Очерк не пошел. И слава богу: не все же в кон, можно и за кон. А то был бы я пирожник, а не художник.
Солнечное утро, чуть морозит, и совершенно тихо. Покойно бывает на душе, когда весной под вечер на кремовом небе голубой дым, набегая из труб столбами, поднимается вверх, наверху он расходится, образуя под небесным сводом колонны.
Я уезжаю
Ночь прошла без мороза, с утра тепло, и столько солнца, и такая там где-то на воле ликующая радость! Решено, что пусть грипп, все равно я уезжаю: невозможно терпеть и отдавать свою жизнь ни за что.

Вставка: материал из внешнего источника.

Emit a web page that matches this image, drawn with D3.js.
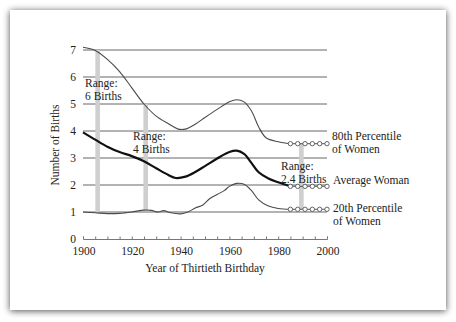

Был долго в лесу. Понял, что весна запоздалая: благовещение переездили. Река спит и подплывает. Луга за рекой пестрые. В лесах глубокий зернистый снег. Живут только лесные опушки, на них снег стаял, и на прошлогодней зеленой бруснике остался прозрачный ледяной черепок.
Река выделяется умытым своим льдом и лежит, как огромный самолет: одно крыло черное – низменный берег, другое белое – высокий лесной берег, заваленный снегом.
Две полевые покатости сошлись одна с другой, и посредине бежит в реку весенний ручей. Медленно сползает белая шуба зимы.
Тепло, вода сбегает. Полная река быстро уносит редкие льдины, ничего уже не значащие для победившей весны.
В лесу больше темного, чем белого. Зацветает орешник своими золотыми сережками. Угрев на поляне снежной, как в горах на снегу. Поют зяблики. Последние льдины как будто проспали ледоход, проснулись, опомнились – и догонять, но где тут! Все давно прошло.
На лесной опушке возрождалась жизнь, поднимались из хлама лесного разогретые солнцем бабочки-лимонницы, порхали, зяблики схватывались в воздухе, падали, бегали по земле друг за другом.
Я совершенно один сидел на пне, и мне радостно было, что никто не видит моего утомления, моего кашля, не чувствует моей больной поясницы и сам я могу все это сбросить с себя так, что оно не мешает мне мечтать, сочинять и только шуршит, как старая листва под ногами бегающих друг за другом зябликов.
Никто меня тут не видит, ничего мне теперь не стыдно, я совершенно один.
Выше счастья
В лесу на прогулке иногда в раздумье о своей работе меня охватывает философский восторг: кажется, будто решаешь мыслимую судьбу всего человека. Эти минуты, наверно, стоят высшего счастья.